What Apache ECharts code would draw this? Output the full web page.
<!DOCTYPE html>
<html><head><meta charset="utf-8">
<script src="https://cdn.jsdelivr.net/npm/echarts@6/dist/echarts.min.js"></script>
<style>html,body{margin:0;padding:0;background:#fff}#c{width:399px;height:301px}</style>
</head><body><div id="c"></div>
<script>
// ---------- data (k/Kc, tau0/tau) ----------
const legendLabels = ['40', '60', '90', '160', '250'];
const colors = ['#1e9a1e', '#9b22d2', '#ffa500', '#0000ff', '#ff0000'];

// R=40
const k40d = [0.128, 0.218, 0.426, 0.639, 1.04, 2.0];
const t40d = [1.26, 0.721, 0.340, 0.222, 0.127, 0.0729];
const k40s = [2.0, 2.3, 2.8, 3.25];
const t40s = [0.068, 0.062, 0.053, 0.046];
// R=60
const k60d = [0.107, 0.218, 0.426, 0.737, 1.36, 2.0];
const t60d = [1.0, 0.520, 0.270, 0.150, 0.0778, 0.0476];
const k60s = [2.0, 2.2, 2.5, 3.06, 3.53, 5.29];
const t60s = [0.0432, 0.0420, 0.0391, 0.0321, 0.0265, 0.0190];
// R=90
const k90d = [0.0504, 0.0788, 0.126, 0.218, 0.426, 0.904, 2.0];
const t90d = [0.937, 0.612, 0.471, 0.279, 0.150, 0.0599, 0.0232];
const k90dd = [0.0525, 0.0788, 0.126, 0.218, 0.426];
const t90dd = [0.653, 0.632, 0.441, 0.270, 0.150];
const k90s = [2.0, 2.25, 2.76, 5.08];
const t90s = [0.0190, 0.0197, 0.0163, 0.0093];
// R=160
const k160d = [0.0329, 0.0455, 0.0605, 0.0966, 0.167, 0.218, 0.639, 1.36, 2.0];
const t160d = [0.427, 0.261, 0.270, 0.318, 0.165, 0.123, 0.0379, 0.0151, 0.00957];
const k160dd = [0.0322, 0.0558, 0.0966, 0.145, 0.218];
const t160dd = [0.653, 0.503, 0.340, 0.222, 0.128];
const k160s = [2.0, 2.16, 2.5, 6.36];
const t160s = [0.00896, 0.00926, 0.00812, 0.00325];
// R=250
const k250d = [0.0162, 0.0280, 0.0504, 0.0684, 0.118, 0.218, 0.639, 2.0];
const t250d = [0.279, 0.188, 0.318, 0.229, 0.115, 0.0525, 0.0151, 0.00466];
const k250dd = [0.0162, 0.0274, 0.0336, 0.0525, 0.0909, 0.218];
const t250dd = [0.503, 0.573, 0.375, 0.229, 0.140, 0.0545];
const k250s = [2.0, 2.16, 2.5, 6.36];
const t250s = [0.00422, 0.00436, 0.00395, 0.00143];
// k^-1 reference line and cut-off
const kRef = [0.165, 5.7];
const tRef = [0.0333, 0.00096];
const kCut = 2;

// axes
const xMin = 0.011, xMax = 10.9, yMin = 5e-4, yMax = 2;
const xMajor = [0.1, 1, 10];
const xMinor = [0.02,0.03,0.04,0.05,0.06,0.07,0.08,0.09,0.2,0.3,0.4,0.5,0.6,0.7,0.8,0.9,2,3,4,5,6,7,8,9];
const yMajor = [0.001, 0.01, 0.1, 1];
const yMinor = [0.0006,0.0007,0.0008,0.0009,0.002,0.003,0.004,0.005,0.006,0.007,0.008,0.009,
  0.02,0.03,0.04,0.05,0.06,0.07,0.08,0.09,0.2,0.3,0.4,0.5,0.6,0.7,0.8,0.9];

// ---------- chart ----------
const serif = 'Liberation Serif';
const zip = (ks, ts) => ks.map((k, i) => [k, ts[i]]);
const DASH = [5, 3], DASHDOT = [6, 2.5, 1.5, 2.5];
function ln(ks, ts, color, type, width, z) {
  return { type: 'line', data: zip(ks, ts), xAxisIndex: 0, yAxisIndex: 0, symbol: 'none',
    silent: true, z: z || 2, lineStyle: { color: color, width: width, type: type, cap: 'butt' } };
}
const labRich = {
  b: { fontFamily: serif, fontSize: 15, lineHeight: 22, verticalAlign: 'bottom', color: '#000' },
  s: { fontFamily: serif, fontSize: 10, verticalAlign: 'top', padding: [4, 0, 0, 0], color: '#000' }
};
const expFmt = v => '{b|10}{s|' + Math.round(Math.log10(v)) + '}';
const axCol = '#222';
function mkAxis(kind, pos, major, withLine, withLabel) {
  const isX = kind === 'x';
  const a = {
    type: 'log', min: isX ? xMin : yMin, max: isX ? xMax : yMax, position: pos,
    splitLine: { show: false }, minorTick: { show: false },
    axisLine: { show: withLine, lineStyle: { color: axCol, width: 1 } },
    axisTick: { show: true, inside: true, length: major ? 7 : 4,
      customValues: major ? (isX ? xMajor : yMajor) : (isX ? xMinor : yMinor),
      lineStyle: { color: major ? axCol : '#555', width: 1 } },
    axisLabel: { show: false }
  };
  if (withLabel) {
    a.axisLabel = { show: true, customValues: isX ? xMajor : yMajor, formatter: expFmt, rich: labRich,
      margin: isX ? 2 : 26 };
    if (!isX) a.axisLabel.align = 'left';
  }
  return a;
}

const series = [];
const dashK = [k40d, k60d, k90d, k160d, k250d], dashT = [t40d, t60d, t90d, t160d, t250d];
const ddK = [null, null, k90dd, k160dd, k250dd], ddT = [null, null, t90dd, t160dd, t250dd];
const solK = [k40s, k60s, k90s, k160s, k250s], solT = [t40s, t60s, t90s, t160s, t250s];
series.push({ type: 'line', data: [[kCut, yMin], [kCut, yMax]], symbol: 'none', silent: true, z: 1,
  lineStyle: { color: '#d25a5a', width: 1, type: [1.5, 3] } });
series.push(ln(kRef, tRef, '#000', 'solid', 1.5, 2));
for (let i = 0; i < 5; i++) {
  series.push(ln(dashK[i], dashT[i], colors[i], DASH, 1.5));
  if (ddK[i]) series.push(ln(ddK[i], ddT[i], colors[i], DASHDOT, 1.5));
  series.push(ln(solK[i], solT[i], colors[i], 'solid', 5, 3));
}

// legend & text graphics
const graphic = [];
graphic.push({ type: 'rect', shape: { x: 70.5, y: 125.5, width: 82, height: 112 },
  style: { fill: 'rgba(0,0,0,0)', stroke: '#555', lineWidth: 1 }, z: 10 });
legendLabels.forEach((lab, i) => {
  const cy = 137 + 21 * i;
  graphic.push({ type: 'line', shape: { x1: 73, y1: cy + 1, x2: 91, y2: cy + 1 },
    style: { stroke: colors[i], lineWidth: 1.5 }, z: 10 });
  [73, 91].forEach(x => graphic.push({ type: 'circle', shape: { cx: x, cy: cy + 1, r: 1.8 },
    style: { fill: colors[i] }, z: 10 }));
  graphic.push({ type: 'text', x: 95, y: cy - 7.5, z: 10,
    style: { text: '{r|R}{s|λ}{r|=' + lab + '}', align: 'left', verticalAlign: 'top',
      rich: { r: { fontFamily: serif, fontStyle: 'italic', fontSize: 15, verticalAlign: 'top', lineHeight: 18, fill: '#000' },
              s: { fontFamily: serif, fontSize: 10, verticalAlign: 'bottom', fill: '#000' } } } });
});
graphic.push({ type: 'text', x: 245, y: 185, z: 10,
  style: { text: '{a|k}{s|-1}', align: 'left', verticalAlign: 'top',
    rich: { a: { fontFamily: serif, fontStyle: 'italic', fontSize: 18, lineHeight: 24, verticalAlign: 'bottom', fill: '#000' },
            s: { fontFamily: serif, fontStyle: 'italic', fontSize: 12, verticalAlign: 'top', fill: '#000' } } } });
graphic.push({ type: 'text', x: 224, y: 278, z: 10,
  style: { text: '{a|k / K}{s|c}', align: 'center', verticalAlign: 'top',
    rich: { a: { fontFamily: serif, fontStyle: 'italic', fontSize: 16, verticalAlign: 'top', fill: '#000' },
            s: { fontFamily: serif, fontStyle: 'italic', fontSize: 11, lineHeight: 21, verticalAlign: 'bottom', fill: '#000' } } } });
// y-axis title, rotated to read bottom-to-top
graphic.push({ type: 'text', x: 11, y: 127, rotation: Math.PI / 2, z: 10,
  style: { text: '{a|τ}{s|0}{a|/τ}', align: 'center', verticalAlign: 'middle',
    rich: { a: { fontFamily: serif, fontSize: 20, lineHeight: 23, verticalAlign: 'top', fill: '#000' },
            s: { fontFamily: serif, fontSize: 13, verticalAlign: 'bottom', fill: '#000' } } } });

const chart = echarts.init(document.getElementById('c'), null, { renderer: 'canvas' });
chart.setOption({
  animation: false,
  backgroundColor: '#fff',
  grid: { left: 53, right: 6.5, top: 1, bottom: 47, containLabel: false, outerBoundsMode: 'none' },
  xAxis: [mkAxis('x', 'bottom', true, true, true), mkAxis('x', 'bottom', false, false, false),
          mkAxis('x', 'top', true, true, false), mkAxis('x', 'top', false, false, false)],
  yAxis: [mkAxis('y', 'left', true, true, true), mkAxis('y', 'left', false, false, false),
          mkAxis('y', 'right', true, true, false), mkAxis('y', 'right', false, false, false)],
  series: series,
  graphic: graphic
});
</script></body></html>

******

→ **Exercise description**: Give back exactly the material above from its opening line to the line bearing "const kCut = 2;".

→ **Solved exercise**:
What Apache ECharts code would draw this? Output the full web page.
<!DOCTYPE html>
<html><head><meta charset="utf-8">
<script src="https://cdn.jsdelivr.net/npm/echarts@6/dist/echarts.min.js"></script>
<style>html,body{margin:0;padding:0;background:#fff}#c{width:399px;height:301px}</style>
</head><body><div id="c"></div>
<script>
// ---------- data (k/Kc, tau0/tau) ----------
const legendLabels = ['40', '60', '90', '160', '250'];
const colors = ['#1e9a1e', '#9b22d2', '#ffa500', '#0000ff', '#ff0000'];

// R=40
const k40d = [0.128, 0.218, 0.426, 0.639, 1.04, 2.0];
const t40d = [1.26, 0.721, 0.340, 0.222, 0.127, 0.0729];
const k40s = [2.0, 2.3, 2.8, 3.25];
const t40s = [0.068, 0.062, 0.053, 0.046];
// R=60
const k60d = [0.107, 0.218, 0.426, 0.737, 1.36, 2.0];
const t60d = [1.0, 0.520, 0.270, 0.150, 0.0778, 0.0476];
const k60s = [2.0, 2.2, 2.5, 3.06, 3.53, 5.29];
const t60s = [0.0432, 0.0420, 0.0391, 0.0321, 0.0265, 0.0190];
// R=90
const k90d = [0.0504, 0.0788, 0.126, 0.218, 0.426, 0.904, 2.0];
const t90d = [0.937, 0.612, 0.471, 0.279, 0.150, 0.0599, 0.0232];
const k90dd = [0.0525, 0.0788, 0.126, 0.218, 0.426];
const t90dd = [0.653, 0.632, 0.441, 0.270, 0.150];
const k90s = [2.0, 2.25, 2.76, 5.08];
const t90s = [0.0190, 0.0197, 0.0163, 0.0093];
// R=160
const k160d = [0.0329, 0.0455, 0.0605, 0.0966, 0.167, 0.218, 0.639, 1.36, 2.0];
const t160d = [0.427, 0.261, 0.270, 0.318, 0.165, 0.123, 0.0379, 0.0151, 0.00957];
const k160dd = [0.0322, 0.0558, 0.0966, 0.145, 0.218];
const t160dd = [0.653, 0.503, 0.340, 0.222, 0.128];
const k160s = [2.0, 2.16, 2.5, 6.36];
const t160s = [0.00896, 0.00926, 0.00812, 0.00325];
// R=250
const k250d = [0.0162, 0.0280, 0.0504, 0.0684, 0.118, 0.218, 0.639, 2.0];
const t250d = [0.279, 0.188, 0.318, 0.229, 0.115, 0.0525, 0.0151, 0.00466];
const k250dd = [0.0162, 0.0274, 0.0336, 0.0525, 0.0909, 0.218];
const t250dd = [0.503, 0.573, 0.375, 0.229, 0.140, 0.0545];
const k250s = [2.0, 2.16, 2.5, 6.36];
const t250s = [0.00422, 0.00436, 0.00395, 0.00143];
// k^-1 reference line and cut-off
const kRef = [0.165, 5.7];
const tRef = [0.0333, 0.00096];
const kCut = 2;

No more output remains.